I once heard of a writer who spent a while living in the Philippines and then installed a character there in a novel. There are poems by Sarah Kirsch and a novel by Jürgen Becker, which have in common Niederer Fläming, a tiny place an hour and a half south of Berlin by car. There’s a small village there and a castle where a significant number of my German colleagues have stayed on writer’s residencies.
No matter where I’ve been in my life, for long or short stays, my writing can only be set in the Rhine-Main region or in Berlin. Why that is, I really don’t know. The people I think up have to move around their surroundings perfectly naturally – that might be one explanation.

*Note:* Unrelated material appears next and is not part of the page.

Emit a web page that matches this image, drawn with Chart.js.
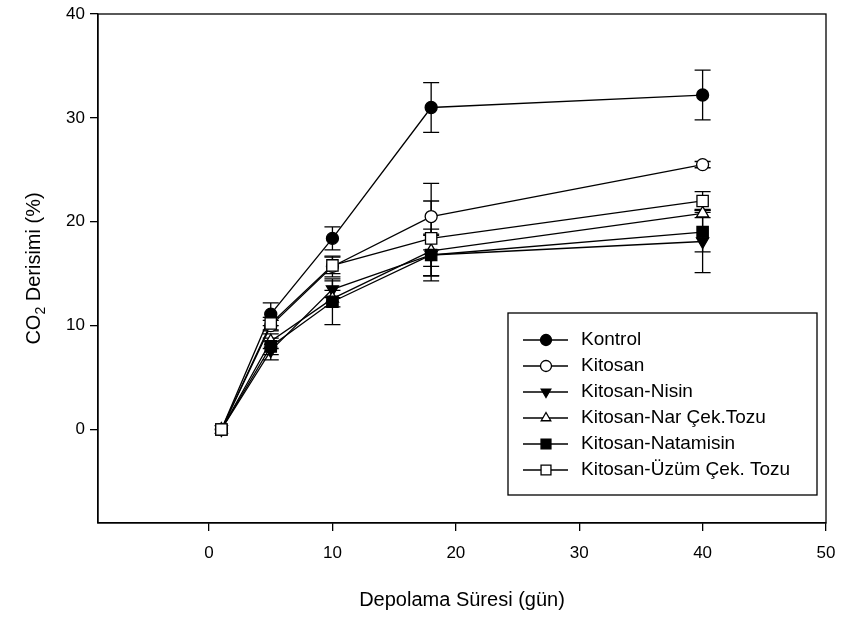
<!DOCTYPE html>
<html>
<head>
<meta charset="utf-8">
<script src="https://cdn.jsdelivr.net/npm/chart.js@4.4.1/dist/chart.umd.min.js"></script>
<style>
  html, body { margin: 0; padding: 0; background: #fff; }
  #wrap { width: 842px; height: 618px; }
</style>
</head>
<body>
<div id="wrap"><canvas id="chart" width="842" height="618"></canvas></div>
<script>
const days = [1, 5, 10, 18, 40];
const xTicks = [0, 10, 20, 30, 40, 50];
const yTicks = [0, 10, 20, 30, 40];

const seriesNames = ['Kontrol', 'Kitosan', 'Kitosan-Nisin', 'Kitosan-Nar Çek.Tozu', 'Kitosan-Natamisin', 'Kitosan-Üzüm Çek. Tozu'];

const kontrol = [0, 11.1, 18.4, 31.0, 32.2];
const kitosan = [0, 10.0, 15.7, 20.5, 25.5];
const nisin = [0, 7.6, 13.5, 16.8, 18.1];
const nar = [0, 8.5, 12.6, 17.2, 20.8];
const natamisin = [0, 8.0, 12.3, 16.8, 19.0];
const uzum = [0, 10.2, 15.8, 18.4, 22.0];

const kontrolErr = [0, 1.1, 1.1, 2.4, 2.4];
const kitosanErr = [0, 0.5, 1.0, 3.2, 0.3];
const nisinErr = [0, 0.9, 0.8, 2.5, 3.0];
const narErr = [0, 0.7, 0.8, 1.5, 0.4];
const natamisinErr = [0, 0.8, 2.2, 2.0, 1.9];
const uzumErr = [0, 0.6, 0.8, 3.6, 0.9];

const values = [kontrol, kitosan, nisin, nar, natamisin, uzum];
const errors = [kontrolErr, kitosanErr, nisinErr, narErr, natamisinErr, uzumErr];

// marker look per series: style, filled, rotation, radius
const markers = [
  { style: 'circle', fill: '#000', rot: 0, r: 6 },
  { style: 'circle', fill: '#fff', rot: 0, r: 6 },
  { style: 'triangle', fill: '#000', rot: 180, r: 7 },
  { style: 'triangle', fill: '#fff', rot: 0, r: 7 },
  { style: 'rect', fill: '#000', rot: 0, r: 8 },
  { style: 'rect', fill: '#fff', rot: 0, r: 8 }
];

const FONT = 'Arial, "Liberation Sans", sans-serif';

// later series are drawn on top, like the original
const datasets = values.map((vals, i) => ({
  label: seriesNames[i],
  data: vals.map((v, j) => ({ x: days[j], y: v })),
  order: values.length - i,
  borderColor: '#000',
  borderWidth: 1.3,
  pointStyle: markers[i].style,
  pointRotation: markers[i].rot,
  pointRadius: markers[i].r,
  pointBackgroundColor: markers[i].fill,
  pointBorderColor: '#000',
  pointBorderWidth: 1.3,
  tension: 0,
  fill: false
}));

function drawMarker(ctx, m, x, y, r) {
  ctx.save();
  ctx.fillStyle = m.fill;
  ctx.strokeStyle = '#000';
  ctx.lineWidth = 1.3;
  ctx.beginPath();
  if (m.style === 'circle') {
    ctx.arc(x, y, r, 0, Math.PI * 2);
  } else if (m.style === 'rect') {
    const s = r * Math.SQRT1_2;
    ctx.rect(x - s, y - s, 2 * s, 2 * s);
  } else {
    const d = m.rot === 180 ? -1 : 1;
    ctx.moveTo(x, y - d * r);
    ctx.lineTo(x + r * 0.87, y + d * r * 0.5);
    ctx.lineTo(x - r * 0.87, y + d * r * 0.5);
    ctx.closePath();
  }
  ctx.fill();
  ctx.stroke();
  ctx.restore();
}

const errorBars = {
  id: 'errorBars',
  beforeDatasetsDraw(chart) {
    const ctx = chart.ctx;
    const xs = chart.scales.x, ys = chart.scales.y;
    ctx.save();
    ctx.strokeStyle = '#000';
    ctx.lineWidth = 1.3;
    errors.forEach((errs, i) => {
      errs.forEach((e, j) => {
        if (!e) return;
        const x = xs.getPixelForValue(days[j]);
        const y1 = ys.getPixelForValue(values[i][j] + e);
        const y2 = ys.getPixelForValue(values[i][j] - e);
        ctx.beginPath();
        ctx.moveTo(x, y1); ctx.lineTo(x, y2);
        ctx.moveTo(x - 8, y1); ctx.lineTo(x + 8, y1);
        ctx.moveTo(x - 8, y2); ctx.lineTo(x + 8, y2);
        ctx.stroke();
      });
    });
    ctx.restore();
  }
};

const frameAndText = {
  id: 'frameAndText',
  afterDraw(chart) {
    const ctx = chart.ctx;
    const a = chart.chartArea;
    ctx.save();
    ctx.strokeStyle = '#000';
    ctx.lineWidth = 1.3;
    ctx.strokeRect(a.left, a.top, a.right - a.left, a.bottom - a.top);

    // axis titles
    ctx.fillStyle = '#000';
    ctx.textBaseline = 'middle';
    ctx.font = '20px ' + FONT;
    ctx.textAlign = 'center';
    ctx.fillText('Depolama Süresi (gün)', (a.left + a.right) / 2, 600);

    ctx.save();
    ctx.translate(34, (a.top + a.bottom) / 2);
    ctx.rotate(-Math.PI / 2);
    const p1 = 'CO', p2 = '2', p3 = ' Derisimi (%)';
    ctx.font = '20px ' + FONT;
    const w1 = ctx.measureText(p1).width, w3 = ctx.measureText(p3).width;
    ctx.font = '14px ' + FONT;
    const w2 = ctx.measureText(p2).width;
    const x0 = -(w1 + w2 + w3) / 2;
    ctx.textAlign = 'left';
    ctx.font = '20px ' + FONT;
    ctx.fillText(p1, x0, 0);
    ctx.font = '14px ' + FONT;
    ctx.fillText(p2, x0 + w1, 7);
    ctx.font = '20px ' + FONT;
    ctx.fillText(p3, x0 + w1 + w2, 0);
    ctx.restore();

    // legend
    const bx = 508, by = 313, bw = 309, bh = 182;
    ctx.fillStyle = '#fff';
    ctx.fillRect(bx, by, bw, bh);
    ctx.strokeRect(bx, by, bw, bh);
    ctx.font = '19px ' + FONT;
    ctx.textAlign = 'left';
    seriesNames.forEach((name, i) => {
      const y = by + 27 + i * 26;
      ctx.beginPath();
      ctx.moveTo(bx + 15, y); ctx.lineTo(bx + 60, y);
      ctx.stroke();
      drawMarker(ctx, markers[i], bx + 38, y, markers[i].style === 'rect' ? 7 : 5.5);
      ctx.fillStyle = '#000';
      ctx.fillText(name, bx + 73, y);
    });
    ctx.restore();
  }
};

new Chart(document.getElementById('chart'), {
  type: 'line',
  data: { datasets: datasets },
  plugins: [errorBars, frameAndText],
  options: {
    responsive: false,
    animation: false,
    layout: { padding: { top: 14, right: 16, left: 0, bottom: 0 } },
    plugins: { legend: { display: false }, tooltip: { enabled: false } },
    scales: {
      x: {
        type: 'linear',
        min: -9, max: 50,
        afterBuildTicks: s => { s.ticks = xTicks.map(v => ({ value: v })); },
        afterFit: s => { s.height = 95; s.paddingLeft = 0; s.paddingRight = 0; },
        grid: { drawOnChartArea: false, drawTicks: true, tickLength: 8, color: '#000', lineWidth: 1.3 },
        border: { display: true, color: '#000', width: 1.3 },
        ticks: { color: '#000', font: { family: FONT, size: 17 }, padding: 12, maxRotation: 0 }
      },
      y: {
        type: 'linear',
        min: -9, max: 40,
        afterBuildTicks: s => { s.ticks = yTicks.map(v => ({ value: v })); },
        afterFit: s => { s.width = 98; s.paddingTop = 0; s.paddingBottom = 0; },
        grid: { drawOnChartArea: false, drawTicks: true, tickLength: 8, color: '#000', lineWidth: 1.3 },
        border: { display: true, color: '#000', width: 1.3 },
        ticks: { color: '#000', font: { family: FONT, size: 17 }, padding: 5 }
      }
    }
  }
});
</script>
</body>
</html>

And these just happen to be the two places where I can do that myself.
I’m sitting on a beach in Okarito as I write these lines.
Ahead of me, the Pacific throws a swirling white mass of water onto grey rocks several times a minute, and behind me a huge glacier juts into the valley in a gap between two mountains. Over the past few weeks I’ve come across more landscapes than even exist in Germany. I’ve seen fjords with mountains protruding dramatically out of the water, and deserted bays populated by sea lions. I’ve stood at the most varied shores of lakes and seas, and I’ve walked through forests and almost cried with joy at the beauty and diversity of the flora and fauna.
Travelling – that’s my task here. Describing what I see. And I can do that. Because there are no people moving around these places – for me, at least! – who are part of stories.
Perception – slash – categorisation, it says in my notebook, dated from a day last October. Every time I come across this entry I vow to expand on my hastily scribbled note. To set out the sensitive relationship between the two processes. On the one hand we need gauges for evaluating what we see and experience, otherwise what we take in disintegrates, doesn’t stay with us. On the other hand we barely pick up on anything when we bring too much of the baggage along to a new situation that has weighed us down for years.
Ever since I wrote a book about an East German I’ve realised that my interest in such fundamental issues is a result of the fall of the Berlin Wall, of the fact that I lived and grew up in one part of Germany during the 1970s and 80s, something I found artificial, a state of exception in retrospect. What kind of construction was it, that time, that state in which I lived? A place with another place as its prerequisite, and neither of those places exist today. I can never trust my perception as naturally as I did then. I have to examine it, over and over, in my writing. And acknowledge that the end of the division was a rupture for us West Germans too – it’s just that not everyone is willing to admit that.
I’ll be back in Berlin in a while. A character for a novel is waiting for me there. She’s standing in front of a cash machine in a bank on the corner of Bornholmer Strasse and Schönhauser Allee, and she knows that nothing in her life will ever be the way it used to be. Having been away for weeks – very far away, further than ever before – I hope I’ll be able to look at her more impartially.